Local v Distributed Databases

In a local database the data resides in a single location (e.g. a single machine) whereas many locations can be used for a distributed database yet these are presented as a single database to the user/application by the use of a database management system (which also handles any internal complexity). The key advantage of a distributed database is that data can be manipulated and moved without having to change applications, whereas a local database cannot. This translates into the key disadvantages of distributed databases, scale, complexity and data independence call for advanced skills, equipment, communications and therefore much higher costs.

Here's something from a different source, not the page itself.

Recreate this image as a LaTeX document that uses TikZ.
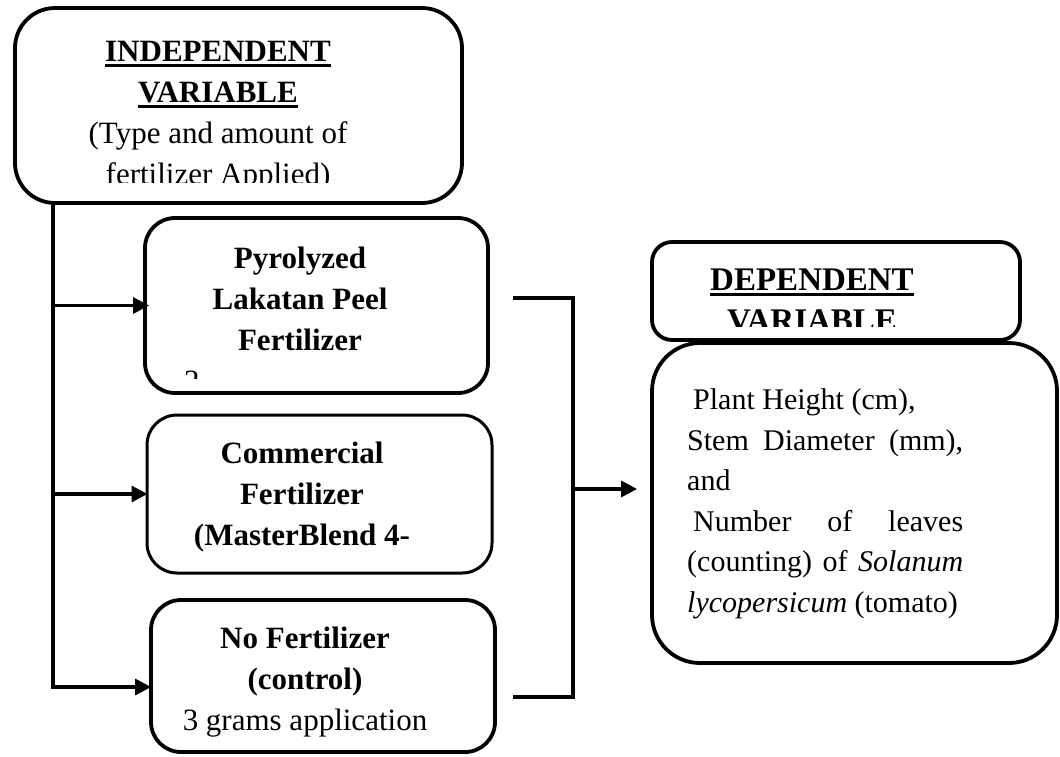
\documentclass[tikz,border=0pt]{standalone}
\usepackage{fontspec}
\setmainfont{Liberation Serif}
\usetikzlibrary{arrows.meta}
\newcommand{\hdline}[1]{\setbox0\hbox{#1}\rlap{\rule[-6pt]{\wd0}{3pt}}\box0}
\tikzset{varbox/.style={draw, line width=3.8pt, rounded corners=30pt, inner sep=0pt}}
\tikzset{boxtext/.style={inner sep=0pt, align=center, font=\fontsize{31}{41}\selectfont}}
\tikzset{link/.style={line width=3.2pt}}
\tikzset{arr/.style={link, -{Triangle[length=16pt,width=16pt]}}}

\begin{document}
\begin{tikzpicture}[x=1pt, y=-1pt]
    \useasboundingbox (0,0) rectangle (1060,756);

    % boxes
    \node[varbox, rounded corners=40pt, minimum width=447pt, minimum height=195pt] (indep) at (238.5,105.5) {};
    \node[varbox, minimum width=343pt, minimum height=175pt] (pyro) at (316.5,305.5) {};
    \node[varbox, line width=3pt, minimum width=345pt, minimum height=158pt] (comm) at (319.5,494) {};
    \node[varbox, minimum width=344pt, minimum height=152pt] (none) at (323,676) {};
    \node[varbox, rounded corners=20pt, minimum width=368pt, minimum height=98pt] (dephead) at (836,291) {};
    \node[varbox, rounded corners=48pt, minimum width=405pt, minimum height=320pt] (depbody) at (854.5,503) {};

    % texts (base = last line)
    \begin{scope}
        \clip (0,0) rectangle (1060,182);
        \node[boxtext, anchor=base] (indeptxt) at (218,184)
            {\hdline{\textbf{INDEPENDENT}}\\ \hdline{\textbf{VARIABLE}}\\ (Type and amount of\\ fertilizer Applied)};
    \end{scope}
    \node[boxtext, anchor=base, font=\fontsize{31}{41}\selectfont\bfseries] (pyrotxt) at (300,350)
        {Pyrolyzed\\ Lakatan Peel\\ Fertilizer};
    \begin{scope}
        \clip (145,218) rectangle (488,378);
        \node[boxtext, anchor=base west] (pyrorate) at (184,391) {2};
    \end{scope}
    \node[boxtext, anchor=base, font=\fontsize{31}{41}\selectfont\bfseries] (commtxt) at (302,545)
        {Commercial\\ Fertilizer\\ (MasterBlend 4-};
    \node[boxtext, anchor=base] (nonetxt) at (305,730)
        {\textbf{No Fertilizer}\\ \textbf{(control)}\\ 3 grams application};
    \begin{scope}
        \clip (652,242) rectangle (1020,326);
        \node[boxtext, anchor=base, font=\fontsize{33}{41}\selectfont\bfseries] (dephtxt) at (812,331)
            {\hdline{DEPENDENT}\\ \hdline{VARIABLE}};
    \end{scope}
    \node[boxtext, anchor=base west, align=left, font=\fontsize{30}{40.5}\selectfont] (depbodytxt) at (687,612)
        {\hspace*{6pt}Plant Height (cm),\\
         \makebox[276pt][s]{Stem Diameter (mm),}\\
         and\\
         \hspace*{6pt}\makebox[270pt][s]{Number of leaves}\\
         \makebox[276pt][s]{(counting) of \textit{Solanum}}\\
         \textit{lycopersicum} (tomato)};

    % connectors
    \coordinate (trunkend) at (53,689);
    \coordinate (nonein) at ([yshift=-11pt]none.west);
    \coordinate (brtop) at (513,298);
    \coordinate (merge) at (573,489);
    \coordinate (brbot) at (513,697);

    \draw[link] (trunkend |- indep.south) -- (trunkend);
    \draw[arr, shorten >=-6pt] (trunkend |- pyro.west) -- (pyro.west);
    \draw[arr, shorten >=-2pt] (trunkend |- comm.west) -- (comm.west);
    \draw[arr, shorten >=-2pt] (trunkend |- nonein) -- (nonein);
    \draw[link] (brtop) -| (merge) |- (brbot);
    \draw[arr, shorten >=13pt] (merge) -- (merge -| depbody.west);
\end{tikzpicture}
\end{document}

For example, in my past career we ran a 150TB graphic file database that was accessed from our site but also by four other sites in the UK, one in the USA and one in India. You would think that it would be ideal to run this as a distributed database system however due to performance issues that could not be overcome (external communication line speeds and reliability at the time) it was deemed better to have good performance at the UK sites and for others to perform only those tasks that did not require a high bandwidth and we mirrored data to their local systems. The budget for a distributed system was not a consideration in this operation, performance was the main concern.

Of course the majority of large scale “data only” databases are suited to distributed systems (e.g. UK government databases; police, customs, etc.) where not all applications or users need access to all data, therefore data can be distributed and managed by a database management system.

As a result, if the computers were located in the same building I would suggest that a local database be used unless there were any special conditions for have a distributed system. For example where there may be a need for scalability or flexibility in the future or there is a special need to control certain information (e.g. security).

If the computers were spread out over the country or spread out internationally, I would suggest that distributed databases should be used where budgets and resources exist unless, again, there was a special case for using a local database, possibly with mirroring as in the example above as poor response times are a major floor.

References

Glenn, J. (2009) Computer Science: An Overview. 10th ed. Boston: Pearson Education.